It’s been almost a week since Governor Rauner was outed for attending—maybe even officiating—the wedding of a gay friend.
And he still hasn’t commented on it.
The Sun-Times ran a picture featuring Rauner reading something from his cell phone at a recent wedding ceremony—either the wedding oath or some sort of celebratory speech or poem.
Maybe he was reading “Funeral Blues,” by W.H. Auden, always a favorite at gay weddings.
For all I know Four Weddings and a Funeral—where that poem plays a key role—is Rauner’s favorite movie of the 90s.
Though if you asked him, I’m sure Rauner would probably say it was Goodfellas—you know, something more in line with his all-out effort to convince Trump-loving voters he’s really one of them.
Obviously, the governor’s hoping the whole gay marriage things blows over really fast so he can get back trying to woo the far-right vote he needs to defeat J. B. Pritzker in November’s election.
Good luck with that, governor.
After the wedding story broke on the Illinois Review, a conservative website, Rauner’s been blasted by right-wingers.
First he supports HB 40—the abortion rights bill—and now gay marriage! What’s next, the abolition of ICE?
“It’s clear that the governor has learned nothing from his near-loss in the Republican primary this year,” the Illinois Family Institute’s executive director, David E. Smith, told the Illinois Review. “He’s not interested in attracting social conservatives to get out and vote Republican this fall.”
Reading Smith’s lament makes me realize yet another double standard of the right.
Conservatives love to mock liberals for their political correctness.

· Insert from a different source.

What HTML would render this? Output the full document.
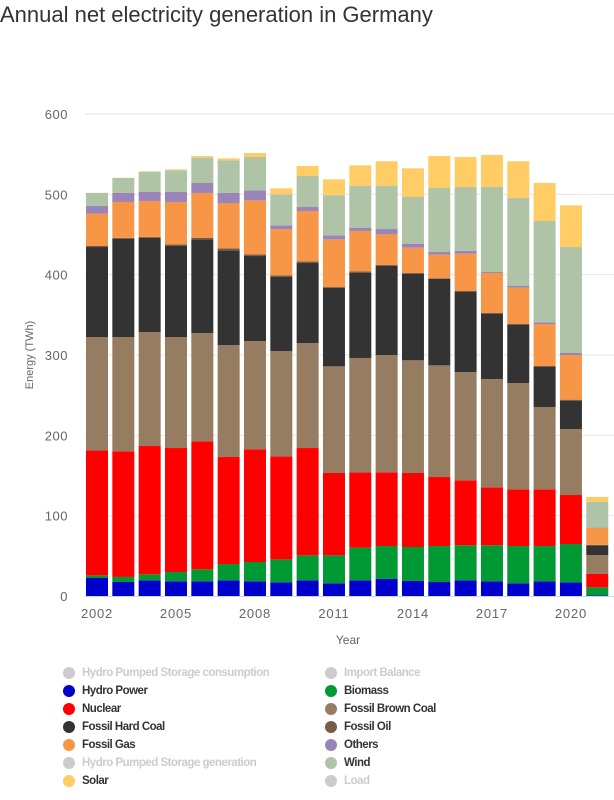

But liberal PC is tame compared to the straitjacket that shackles Republicans like Rauner, who feels compelled to drop his g‘s, pose in working-class Carhartt gear, ride a Harley, and talk up his love for weaponry—anything to divert attention from the fact that he actually has a gay friend, much less that he attended that friend’s gay wedding.
To drive home the point, Rauner made sure he was on hand at Friday’s Republican fund-raiser in Rosemont, featuring Vice President Mike Pence, one of the most notorious homophobes in the Trump White House.
In 2015, when he was governor of Indiana, Pence signed the Religious Freedom Restoration Act, an abominable attempt to legitimize discrimination against gays on the grounds that you can’t compel someone to serve someone if it violates their religious convictions.
Jim Crow-loving racists all over the south much have been thinking—religious liberty? Dang, man, how come we didn’t think of that?
Rauner opened the fund-raiser in Rosemont with the following ode to Pence . . .
He was my North, my South, my East and West,
My working week and my Sunday rest,
My noon, my midnight, my talk, my song;
I thought that love would last forever: I was wrong.
Oh, wait—that’s the Auden poem. My bad.
No, here’s what Rauner actually had to say: “Mike Pence, along with President Trump, are doing it for every American right now. Let’s hear it for them.”
I guess desperate times require desperate measures. Rauner’s always walked a tightrope around social conservatives and Trump. In 2014, he ran as though he were agnostic on social issues—said he had no social agenda—in the hopes of winning suburban moderates and social conservatives.
For the longest time he wouldn’t mention Trump’s name or even say who he voted for in 2016.
But now, down in the polls and worried about losing Republican voters to state senator Sam McCann, who’s running as an independent, he’s openly in the president’s arms.
So he throws his friends under the bus to win the votes of bigots. Shame, shame on you, Bruce Rauner.
I realize that President Obama went through his own evolution on gay marriage.
At first, back in the 1990s, Obama was for it—when he was running for state senator from liberal Hyde Park.
Then he was against it, when he was running statewide for Senator in 2004.
And then, once he was safely reelected as president for his final term, he was for it again.
But I’ll give Obama this. He finessed the issue to try to get elected so he could do something noble, such as pass an universal—if watered down—national health-care plan.
Rauner’s playing the role of a bigot in order to get reelected so he can go back to his main agenda of destroying public education and eradicating unions.
The governor’s behavior is just one example of the way we’ve regressed as a civilization in the age of Trump.